Agricultural policy today is definitely an economic, environmental, social and regional policy in a wider sense, but in view of achieving economic sustainability we should take into account the most efficient possible use of the existing resource during the new budgetary period. “The key concept is increased productivity. This, however, means that we must give increasingly more attention to how our products reach the consumer. This principle must be a priority for all the fields of agriculture and also for other rural businesses,” Värnik said. 

Värnik remarked that since the development of the rural areas depends greatly on the quality of the human capital, the involvement of academic research and advisory activities must greatly contribute to its increase. Rural life must adapt to changes. “The sooner we manage to achieve reasonable agreements carried by common sense, and make the necessary decisions, the quicker we can start the actual development process of rural life,” Värnik said. 

Kõva said that the Rural Affairs Committee has discussed this issue at 20 meetings, involving various organisations, from the Estonian Chamber of Agriculture and Commerce to the Goat Breeders’ Association. Kõva gave an overview of the problems raised at Committee meetings, and the solutions proposed to these. 

“We think that Rural Life Development Plan must give stability and security to the Estonian rural life,” Kõva said. He added that we must all make efforts in anticipation of a time when European funds no longer support our rural life so strongly. “I hazard a hope that the broad involvement of target groups has helped to prepare a document on rural life development which has served as a basis for allocating funds in a way that has achieved the balance between efficient large scale production and sustainable small farming,” Kõva said. He expressed his conviction that the debate in the Plenary Hall of the Riigikogu helped to understand the yet unsolved problems on the table today. 

Aivar Kokk, Kalev Kotkas, Meelis Mälberg and Ester Tuiksoo took the floor during the debate on the Rural Life Development Plan. 

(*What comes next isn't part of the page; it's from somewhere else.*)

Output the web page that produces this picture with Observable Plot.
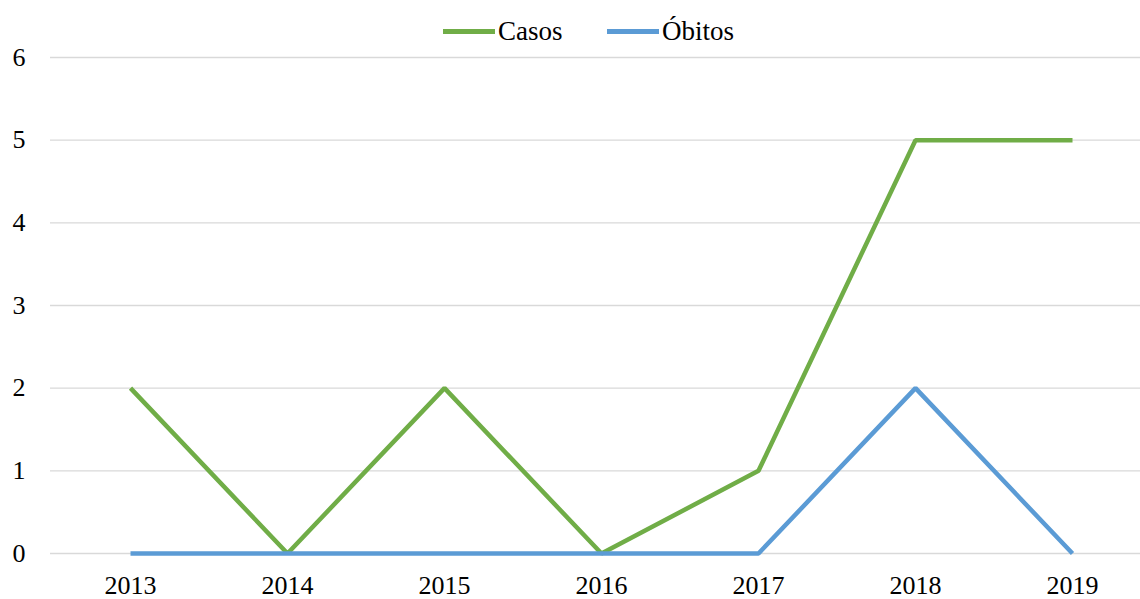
<!DOCTYPE html>
<html>
<head>
<meta charset="utf-8">
<script src="https://cdn.jsdelivr.net/npm/d3@7"></script>
<script src="https://cdn.jsdelivr.net/npm/@observablehq/plot@0.6"></script>
<style>
  html, body { margin: 0; padding: 0; background: #fff; }
  #wrap { position: relative; width: 1140px; height: 599px; font-family: "Liberation Serif", "Times New Roman", serif; }
  #legend { position: absolute; left: 0; top: 0; width: 1140px; height: 40px; }
  .item { position: absolute; top: 15px; display: flex; align-items: center; font-size: 27px; color: #000; line-height: 32px; }
  .swatch { display: inline-block; width: 52px; height: 5px; margin-right: 3px; }
</style>
</head>
<body>
<div id="wrap">
  <div id="chart"></div>
  <div id="legend"></div>
</div>
<script>
const years = ["2013", "2014", "2015", "2016", "2017", "2018", "2019"];
const casos = [2, 0, 2, 0, 1, 5, 5];
const obitos = [0, 0, 0, 0, 0, 2, 0];
const yTicks = [0, 1, 2, 3, 4, 5, 6];
const seriesNames = ["Casos", "Óbitos"];
const seriesColors = ["#70AD47", "#5B9BD5"];

const rows = [];
years.forEach((yr, i) => {
  rows.push({year: yr, value: casos[i], series: seriesNames[0]});
});
years.forEach((yr, i) => {
  rows.push({year: yr, value: obitos[i], series: seriesNames[1]});
});

const chart = Plot.plot({
  width: 1140,
  height: 599,
  marginTop: 57,
  marginBottom: 46,
  marginLeft: 50,
  marginRight: 0,
  style: {fontFamily: '"Liberation Serif", "Times New Roman", serif', fontSize: "26px", color: "#000", background: "#fff"},
  x: {type: "point", domain: years, range: [129, 1073], padding: 0, label: null},
  y: {domain: [0, 6], ticks: yTicks, label: null},
  color: {domain: seriesNames, range: seriesColors},
  marks: [
    Plot.ruleY(yTicks, {stroke: "#d9d9d9", strokeWidth: 1.3}),
    Plot.axisY({ticks: yTicks, tickFormat: "d", tickSize: 0, tickPadding: 25, label: null, fontSize: 26}),
    Plot.axisX({tickSize: 0, tickPadding: 22, label: null, fontSize: 26}),
    Plot.line(rows, {x: "year", y: "value", z: "series", stroke: "series", strokeWidth: 4.5, strokeLinejoin: "miter", strokeLinecap: "butt"})
  ]
});
document.getElementById("chart").appendChild(chart);

const legend = document.getElementById("legend");
const lefts = [443, 607];
seriesNames.forEach((name, i) => {
  const it = document.createElement("div");
  it.className = "item";
  it.style.left = lefts[i] + "px";
  const sw = document.createElement("span");
  sw.className = "swatch";
  sw.style.background = seriesColors[i];
  it.appendChild(sw);
  const t = document.createElement("span");
  t.textContent = name;
  it.appendChild(t);
  legend.appendChild(it);
});
</script>
</body>
</html>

The Riigikogu passed two Acts: 

The Act on Amendments to the Law of Succession Act, the Notary Fees Act, the Notaries Act and Other Associated Acts (440 SE), initiated by the Government, was passed with 66 votes in favour. The Act changes the regulation concerning the maintenance of the succession register and establishes notary fees for notarial acts for which no fee has been provided for in the current Notary Fees Act. It also specifies the Law of Succession Act in general as well as the provisions on submitting the annual reports through a notary. 

The Act on Amendments to the Code of Criminal Procedure (441 SE), initiated by the Government, was passed with 64 votes in favour. The Act transposes European union legal acts into national law. The Act provides additional rights to oral and written translation in criminal proceedings with regard to the suspect and the accused or the person who is subjected to a European Arrest Warrant. The Act extends the rights of the abovementioned persons, providing them with wider opportunities to use the help of an interpreter in criminal proceedings.